MAIN STREET: McClaran led a life of deep reflection
Published 4:00 pm Tuesday, January 14, 2014
- Wandschneider_mug
Jack McClaran made it through Christmas, but not into the New Year. His service was at the Baptist church in Enterprise and hundreds came to pay respects with some notice at another time of year there might have been thousands. As it was some traveled far, and many stayed after the service to trade memories.
I cant remember when I first met Jack I came to the county in 1971 and he was just here. At a school board meeting or basketball game, in the lobby at the Post Office ready for a conversation, and, in the years that I owned the Bookloft, having a cup of coffee and talking about books, history, and politics the day or two before Christmas when he came in to shop.
I began visiting Jack and Marge on a regular basis a couple of years ago. Jacks heart and lungs were weak, but his mind was strong, and we talked about basketball and politics, the look of Enterprises Main Street and the new hospital, about herding sheep as a boy in the high country, high school in Lewiston (where Jack competed against Biden Tippett from Clarkston High), the ranch and this place and that place on Lightning Creek and Cow Creek and Tulley Creek. Marge chimed in and talked about her parents at the University of Idaho both of them taught there and told again the story of her boating up the Snake River to see where she might live if she and Jack married. They did and she did.
Especially in early visits, when Jack was reading voraciously and going back through the years of his life, we talked about the war. We both read The Last Days of Hitler and wondered at the charisma of Hitler and the acquiescence of the German people. We went over his high school graduation and almost immediate relocation to Europe as a tanker rolling across Europe shortly after D-Day. He had told that story in minute and emotional detail to a large crowd at the Oddfellows Hall in Enterprise a few years ago. He hadnt jumped at that chance, but buoyed by his friend Alvin Josephy Alvin had written about his Marine Corps time in the Pacific and knowing that few are left who remember and some now even dispute the Holocaust, he did it.
So we revisited the closing days of World War II. Jack talked about tanks how new ones arrived wrapped in plastic packages after so many had been put out of commission and so many men had lost their lives in a first attempt at crossing the Rhine. Tankers, he said, werent afraid of death, but of how they would die, cooked in a tank. Getting back in a tank after the layoff in the Dutch village, waiting for more men and tanks, was the hardest thing he did in his life.
And he talked about the liberation of Buchenwald the emaciated prisoners that he was responsible for feeding, one all-liquid meal at a time; the impossibility of the German people not knowing about the death camps; the puzzle of highly intelligent normal Germans falling under the Nazi spell. The big question: How can we humans do these things to each other?

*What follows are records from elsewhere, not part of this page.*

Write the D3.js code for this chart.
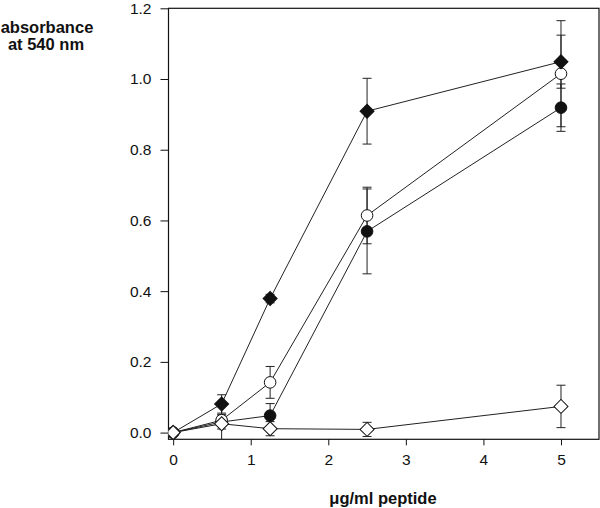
<!DOCTYPE html>
<html>
<head>
<meta charset="utf-8">
<script src="https://cdn.jsdelivr.net/npm/d3@7"></script>
<style>
  body { margin: 0; background: #fff; }
  svg text { font-family: "Liberation Sans", Arial, sans-serif; fill: #111; }
</style>
</head>
<body>
<svg id="chart" width="600" height="508"></svg>
<script>
// concentrations (ug/ml peptide)
const xVals = [0, 0.625, 1.25, 2.5, 5];

// absorbance values + error bars
const filledDiamond = [0, 0.081, 0.379, 0.909, 1.049];
const filledDiamondErr = [0, 0.026, 0.012, 0.093, 0.075];
const openCircle = [0, 0.035, 0.142, 0.614, 1.015];
const openCircleErr = [0, 0.015, 0.045, 0.08, 0.15];
const filledCircle = [0, 0.03, 0.048, 0.569, 0.919];
const filledCircleErr = [0, 0.02, 0.034, 0.12, 0.067];
const openDiamond = [0, 0.025, 0.011, 0.009, 0.074];
const openDiamondErr = [0, 0.05, 0.02, 0.02, 0.06];

const xTicks = [0, 1, 2, 3, 4, 5];
const yTicks = [0, 0.2, 0.4, 0.6, 0.8, 1.0, 1.2];

const plotLeft = 168.5, plotRight = 599, plotTop = 8.3, plotBottom = 439.3;

const svg = d3.select('#chart');

const x = d3.scaleLinear().domain([-0.06, 5.49]).range([plotLeft, plotRight]);
const y = d3.scaleLinear().domain([-0.019, 1.2]).range([plotBottom, plotTop]);

// axes
const xAxis = svg.append('g')
  .attr('transform', 'translate(0,' + plotBottom + ')')
  .call(d3.axisBottom(x).tickValues(xTicks).tickFormat(d3.format('d')).tickSize(6).tickPadding(9));
const yAxis = svg.append('g')
  .attr('transform', 'translate(' + plotLeft + ',0)')
  .call(d3.axisLeft(y).tickValues(yTicks).tickFormat(d3.format('.1f')).tickSize(8).tickPadding(9));

[xAxis, yAxis].forEach(g => {
  g.select('.domain').remove();
  g.selectAll('line').attr('stroke', '#111');
  g.selectAll('text').style('font-size', '15.5px').attr('fill', '#111');
});

// frame
svg.append('rect')
  .attr('x', plotLeft).attr('y', plotTop)
  .attr('width', plotRight - plotLeft).attr('height', plotBottom - plotTop)
  .attr('fill', 'none').attr('stroke', '#111').attr('stroke-width', 1.2);

svg.append('clipPath').attr('id', 'plotClip')
  .append('rect').attr('x', plotLeft).attr('y', plotTop)
  .attr('width', plotRight - plotLeft).attr('height', plotBottom - plotTop);

const series = [
  { vals: filledCircle, err: filledCircleErr, shape: 'circle', fill: '#111' },
  { vals: openCircle, err: openCircleErr, shape: 'circle', fill: '#fff' },
  { vals: filledDiamond, err: filledDiamondErr, shape: 'diamond', fill: '#111' },
  { vals: openDiamond, err: openDiamondErr, shape: 'diamond', fill: '#fff' }
];

const plot = svg.append('g').attr('clip-path', 'url(#plotClip)');
const line = d3.line().x(d => x(d[0])).y(d => y(d[1]));

// error bars first, then lines, then markers
series.forEach(s => {
  const pts = xVals.map((xv, i) => ({ x: xv, v: s.vals[i], e: s.err[i] })).filter(p => p.e > 0);
  const eb = plot.append('g').attr('stroke', '#222').attr('stroke-width', 1);
  pts.forEach(p => {
    eb.append('line').attr('x1', x(p.x)).attr('x2', x(p.x))
      .attr('y1', y(p.v - p.e)).attr('y2', y(p.v + p.e));
    [p.v - p.e, p.v + p.e].forEach(yy => {
      eb.append('line').attr('x1', x(p.x) - 4.5).attr('x2', x(p.x) + 4.5)
        .attr('y1', y(yy)).attr('y2', y(yy));
    });
  });
});

series.forEach(s => {
  plot.append('path')
    .datum(xVals.map((xv, i) => [xv, s.vals[i]]))
    .attr('fill', 'none').attr('stroke', '#222').attr('stroke-width', 1)
    .attr('d', line);
});

const diamond = d3.symbol().type(d3.symbolSquare).size(98);
series.forEach(s => {
  const g = plot.append('g');
  xVals.forEach((xv, i) => {
    if (s.shape === 'circle') {
      g.append('circle').attr('cx', x(xv)).attr('cy', y(s.vals[i])).attr('r', 5.8)
        .attr('fill', s.fill).attr('stroke', '#111').attr('stroke-width', 1);
    } else {
      g.append('path').attr('d', diamond())
        .attr('transform', 'translate(' + x(xv) + ',' + y(s.vals[i]) + ') rotate(45)')
        .attr('fill', s.fill).attr('stroke', '#111').attr('stroke-width', 1);
    }
  });
});

// axis titles
const yTitle = svg.append('text').attr('text-anchor', 'middle')
  .style('font-size', '16.5px').style('font-weight', 'bold');
yTitle.append('tspan').attr('x', 47).attr('y', 33).text('absorbance');
yTitle.append('tspan').attr('x', 46).attr('y', 50).text('at 540 nm');

svg.append('text').attr('x', 383).attr('y', 504).attr('text-anchor', 'middle')
  .style('font-size', '16.5px').style('font-weight', 'bold')
  .text('μg/ml peptide');
</script>
</body>
</html>
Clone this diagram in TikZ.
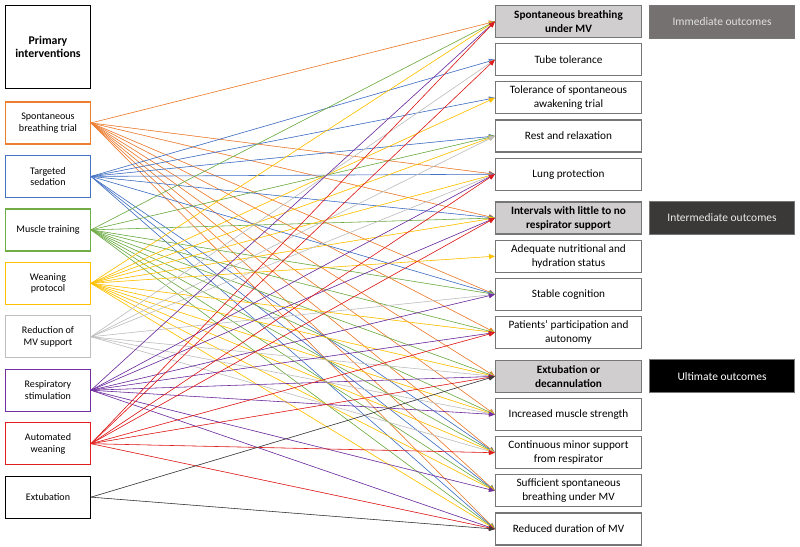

Most of our conversations were not so grim. What might Jack have been if not a rancher? Maybe something in medicine or a stone mason. Was it a relief to give up sheep entirely after the war? There is something to being a shepherd with sheep that cattle dont demand.
And the road to Dug Bar; Gonzaga basketball; Jacks own basketball days with the occupation army in Europe; daughter Chriss basketball; Dennis Raymond playing for Enterprise; the granddaughters on the ranch; my grandchildren; baseball; the Taoist religion; Tom Dorrance and horses. Once, when Tip Proctor was there, gathering cows in canyons and in the Nevada desert.
But for Jack and his generation, World War II was the event that marked their lives. We are blessed to have Jacks story recorded.
I would like to reach out to those who are left the vets who served; those who raised Victory Gardens, worked in factories, and watched for floating, armed Japanese balloons. Even, if some are among us, those who refused war on conscientious grounds, or were whisked to internment camps because of their Nisei and Issei roots. In our world, swimming in money and gadgets and cultural dissension, we need your stories.
Weve marked D-Day in June at the Josephy Center as a time to share stories and artifacts from this time in your lives. It seems a fitting way to follow and honor this relative, friend, and neighbor who, quietly, worked and served for 70 years after that jarring time out of time in his own life.